Understand this: for a paid webinar, the production value has to be far better than average. Paying customers need substance, of course, above all. But part of feeling like they got their money’s worth comes down to the packaging:
- Invest in your camera, lighting, and mic.
- Create an undeniably professional background.
- Dress for the occasion.
- Put time and effort into an above-average slide presentation.
- And of course…
- Invest in a reliable dedicated webinar platform with high-quality video and a reputation for not glitching.
The perception of value partially depends on how everything looks and feels. In other words, your attendees did not pay to watch a fuzzy feed of you in your pj’s in front of a pile of laundry talking out of sync with the video.
And practice, practice, practice. Public speaking is a cultivated skill, in any context, let alone with a specific webinar interface. Get the timing down with a few dry runs.
Now, you’re ready.
Promoting Your Paid Webinar
Again, this is similar in kind to promoting a free webinar, but much different in degree.

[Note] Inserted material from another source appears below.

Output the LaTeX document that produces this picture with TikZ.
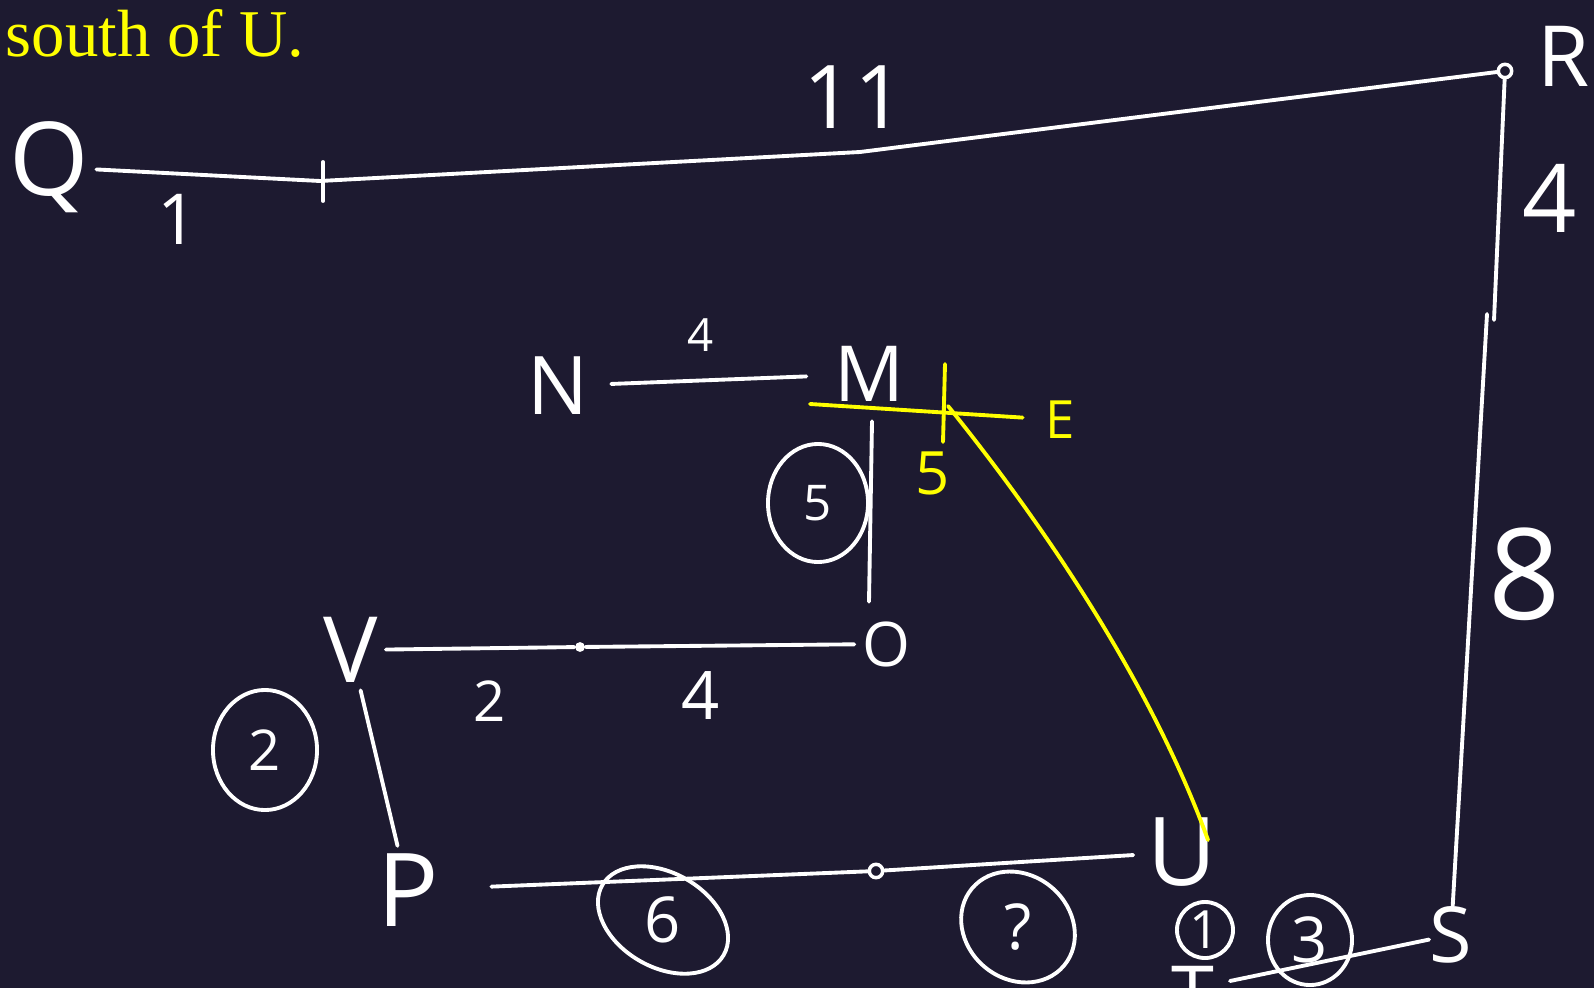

It’s one thing to get people signed up for a free lesson, but for paid webinars, you’ll have to navigate some objections. You’ll have to establish yourself not just as an authority, but as someone with uniquely valuable insight. Your lesson can’t just look helpful; it has to look like a smart investment.
You have to communicate the ROI.
Naturally, you can use the usual marketing channels. Write blog posts related to the topic, and link or embed your registration form. Pose pain-point-oriented “yes” questions ("Are you overwhelmed by small business accounting software?") on social media, linked to your registration page. Promote the webinar on your podcast, or go on someone else’s.
Do all that.
But for my money, there’s no better way to promote a webinar than a webinar.
There’s just no shortcut to the level of credibility required to actually get people to open their wallets, especially for a product that isn’t really tangible, like a lesson.
You have to put the time in with free webinars, teaching great lessons and giving people little wins until they trust you enough to trust you with their cash.
There’s no “hack” for this, no algorithm. You just have to spend the time with people, helping them out, for nothing in return. Your ROI is trust.
That’s why paid webinars are not a novice’s best option. There simply isn’t any quick way for someone without an established audience to do this. You need true fans, of the sort Kevin Kelly describes.
And you can only create true fans with substantive, personal, intimate experiences.
Automated webinars can be a useful option here. If you can pre-package a good free lesson and include a sales offer for your paid webinar, it can snag some more registrants. But for the kind of conversions you’re looking for, nothing beats live.
Pro tip: Use a webinar platform that includes direct payment processor integration with your registration form (I can think of at least one). Once you’ve gotten someone to the point of registration, the transaction needs to be as frictionless as possible.
Follow Up: Don’t Waste A Great Experience!
When you give a valuable paid webinar that truly helps people, leaving them with a skill and the feeling that every dime they spent was beyond worth it, it’s time to capitalize.
The revenue you make on a paid webinar isn’t the only value you get out of it!
In other words, mine this thing for testimonials.
Few things are more valuable in marketing than the word of consumers who gave you their money and don’t regret it. Ask your attendees to keep in touch, and follow up with them as they put your lesson into practice.
This information is almost literally priceless. We’re in the social proof era of marketing, so do not let user success go un-utilized.
Encourage attendees to share the results of your paid webinar. Then ask them to use it in your own marketing. Turn your customers into your sales team, and you’ll get a snowball of word-of-mouth rolling.
It might just mean more to your business’ growth than the money you made in entry fees.
Paid webinars are a viable option for those who’ve established a following, earned credibility, and know their way around a webinar. It’s next-level stuff, but don’t let that intimidate you.
Start from wherever you are, and get there!